* [Brief] Repeat all the material exactly; pictures stay out of your copy.
[START Material]
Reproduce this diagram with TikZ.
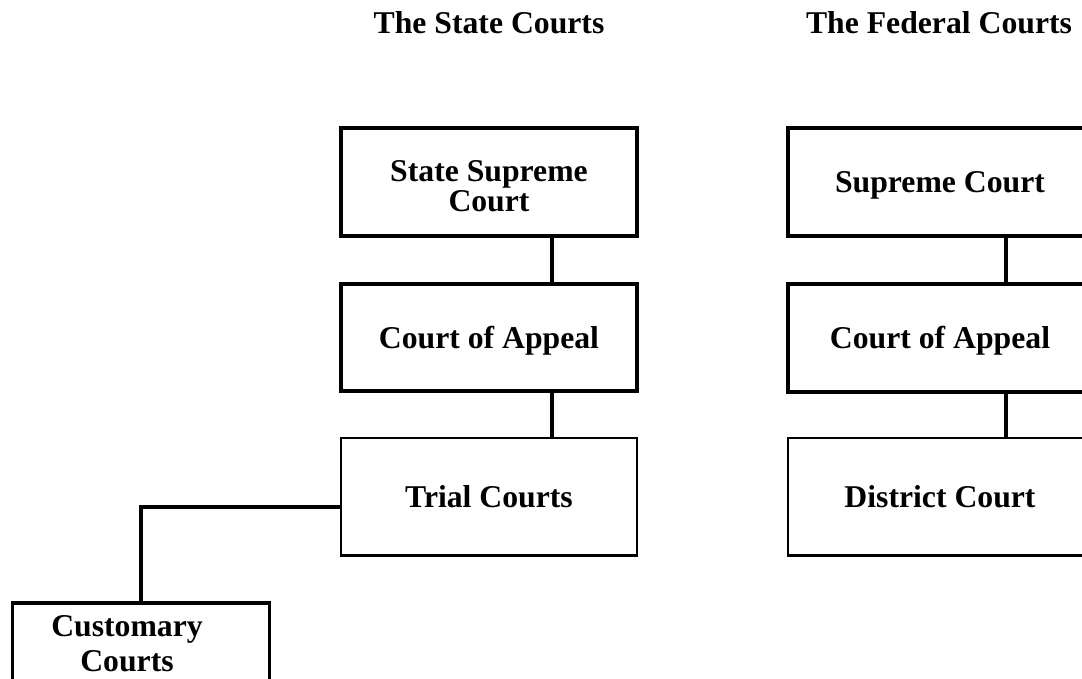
\documentclass[tikz,border=0pt]{standalone}
\usepackage{fontspec}
\setmainfont{Liberation Serif}
\begin{document}
\begin{tikzpicture}[x=1pt,y=-1pt,
  boxthick/.style={draw,line width=3.6pt,rectangle,inner sep=0pt,minimum width=296pt,
     font=\fontsize{31.7}{28.5}\selectfont\bfseries,align=center},
  boxthin/.style={boxthick,line width=2.4pt},
  oneline/.style={text height=21.5pt,text depth=0pt},
  conn/.style={line width=4pt},
  twoline/.style={align=center,anchor=base,inner sep=0pt},
  title/.style={font=\fontsize{31.7}{28.5}\selectfont\bfseries,anchor=base,inner sep=0pt}]
\useasboundingbox (0,0) rectangle (1082,678);
\clip (0,0) rectangle (1082,678);
% titles
\node[title] (tstate) at (489,33) {The State Courts};
\node[title] (tfed) at (939,33) {The Federal Courts};
% state column
\node[boxthick,minimum height=108pt] (ssc) at (489,182) {};
\node[twoline,font=\fontsize{31.7}{29.5}\selectfont\bfseries] (ssctext) at (489,211) {State Supreme\\Court};
\node[boxthick,oneline,minimum height=107pt] (sca) at (489,337.5) {Court of Appeal};
\node[boxthin,oneline,minimum height=117.5pt] (trial) at (489,496.75) {Trial Courts};
% federal column
\node[boxthick,oneline,minimum width=304pt,minimum height=108pt] (fsc) at (940,182) {Supreme Court};
\node[boxthick,oneline,minimum width=304pt,minimum height=108pt] (fca) at (940,338) {Court of Appeal};
\node[boxthin,oneline,minimum width=304pt,minimum height=117.5pt] (fdc) at (940,496.75) {District Court};
% customary
\node[boxthick,minimum width=257pt,minimum height=100pt] (cust) at (141,653) {};
\node[twoline,font=\fontsize{31.7}{35}\selectfont\bfseries] (custtext) at (127,671.7) {Customary\\Courts};
% connectors
\draw[conn] ([xshift=62.7pt]ssc.south) -- ([xshift=62.7pt]sca.north);
\draw[conn] ([xshift=62.7pt]sca.south) -- ([xshift=62.7pt]trial.north);
\draw[conn] ([xshift=66pt]fsc.south) -- ([xshift=66pt]fca.north);
\draw[conn] ([xshift=66pt]fca.south) -- ([xshift=66pt]fdc.north);
\draw[conn] ([yshift=-10pt]trial.west) -| (cust.north);
\end{tikzpicture}
\end{document}
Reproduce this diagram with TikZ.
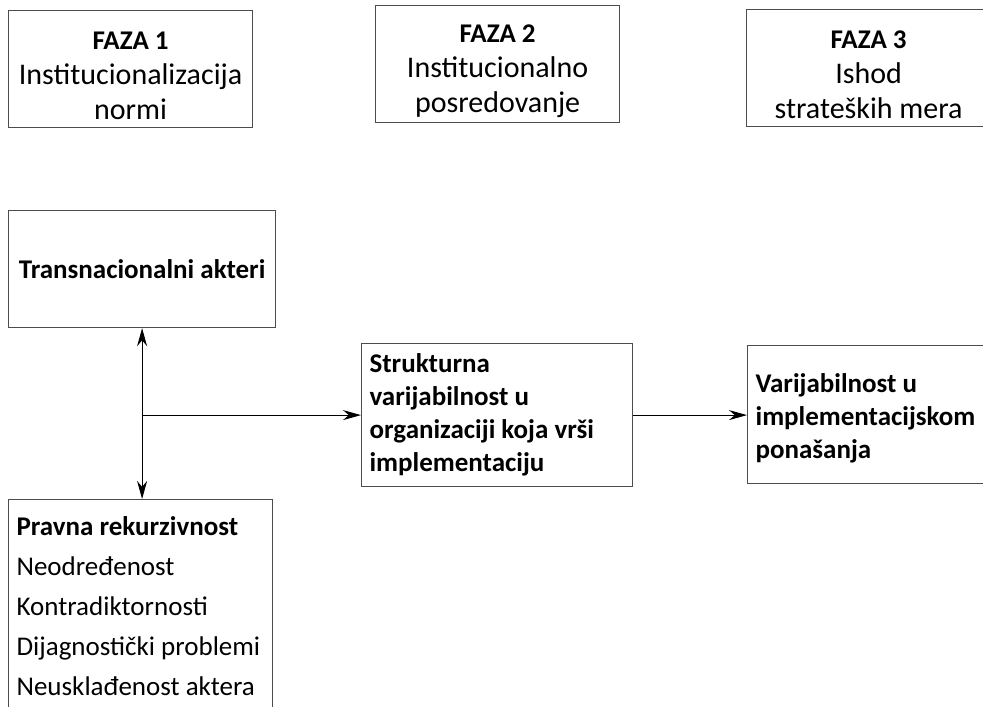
[END Material]
* [Answer for the task]
Reproduce this diagram with TikZ.
\documentclass[tikz,border=0pt]{standalone}
\usepackage{fontspec}
\setmainfont{Liberation Serif}
\begin{document}
\begin{tikzpicture}[x=1pt,y=-1pt,
  boxthick/.style={draw,line width=3.6pt,rectangle,inner sep=0pt,minimum width=296pt,
     font=\fontsize{31.7}{28.5}\selectfont\bfseries,align=center},
  boxthin/.style={boxthick,line width=2.4pt},
  oneline/.style={text height=21.5pt,text depth=0pt},
  conn/.style={line width=4pt},
  twoline/.style={align=center,anchor=base,inner sep=0pt},
  title/.style={font=\fontsize{31.7}{28.5}\selectfont\bfseries,anchor=base,inner sep=0pt}]
\useasboundingbox (0,0) rectangle (1082,678);
\clip (0,0) rectangle (1082,678);
% titles
\node[title] (tstate) at (489,33) {The State Courts};
\node[title] (tfed) at (939,33) {The Federal Courts};
% state column
\node[boxthick,minimum height=108pt] (ssc) at (489,182) {};
\node[twoline,font=\fontsize{31.7}{29.5}\selectfont\bfseries] (ssctext) at (489,211) {State Supreme\\Court};
\node[boxthick,oneline,minimum height=107pt] (sca) at (489,337.5) {Court of Appeal};
\node[boxthin,oneline,minimum height=117.5pt] (trial) at (489,496.75) {Trial Courts};
% federal column
\node[boxthick,oneline,minimum width=304pt,minimum height=108pt] (fsc) at (940,182) {Supreme Court};
\node[boxthick,oneline,minimum width=304pt,minimum height=108pt] (fca) at (940,338) {Court of Appeal};
\node[boxthin,oneline,minimum width=304pt,minimum height=117.5pt] (fdc) at (940,496.75) {District Court};
% customary
\node[boxthick,minimum width=257pt,minimum height=100pt] (cust) at (141,653) {};
\node[twoline,font=\fontsize{31.7}{35}\selectfont\bfseries] (custtext) at (127,671.7) {Customary\\Courts};
% connectors
\draw[conn] ([xshift=62.7pt]ssc.south) -- ([xshift=62.7pt]sca.north);
\draw[conn] ([xshift=62.7pt]sca.south) -- ([xshift=62.7pt]trial.north);
\draw[conn] ([xshift=66pt]fsc.south) -- ([xshift=66pt]fca.north);
\draw[conn] ([xshift=66pt]fca.south) -- ([xshift=66pt]fdc.north);
\draw[conn] ([yshift=-10pt]trial.west) -| (cust.north);
\end{tikzpicture}
\end{document}
Reproduce this diagram with TikZ.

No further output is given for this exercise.